The Polsby–Popper test is a mathematical compactness measure of a shape developed to quantify the degree of gerrymandering of political districts. The method was developed by lawyers Daniel D. Polsby and Robert Popper, though it had earlier been introduced in the field of paleontology by E.P. Cox. The method was chosen by Arizona's redistricting commission in 2000.

==Definition==

The formula for calculating a district's Polsby–Popper score is $PP(D) = \frac {4\pi A(D)} {P(D)^2}$, where $D$ is the district, $P(D)$ is the perimeter of the district, and $A(D)$ is the area of the district. A district's Polsby–Popper score will always fall within the interval of $[0,1]$, with a score of $0$ indicating complete lack of compactness and a score of $1$ indicating maximal compactness. Only a perfectly round district will reach a Polsby–Popper score of 1.
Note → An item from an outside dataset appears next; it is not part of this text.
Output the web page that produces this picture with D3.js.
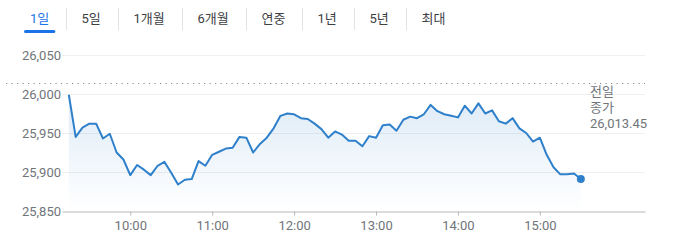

Compared to other measures that use dispersion to measure gerrymandering, the Polsby–Popper test is very sensitive to both physical geography (for instance, convoluted coastal borders) and map resolution.

==Contradiction to other measures==

Fairness criteria for gerrymandering can stand in contradiction to each other. For example, in some cases to sufficiently fulfill the One man, one vote criterion and low efficiency gap would result in low Polsby–Popper compactness.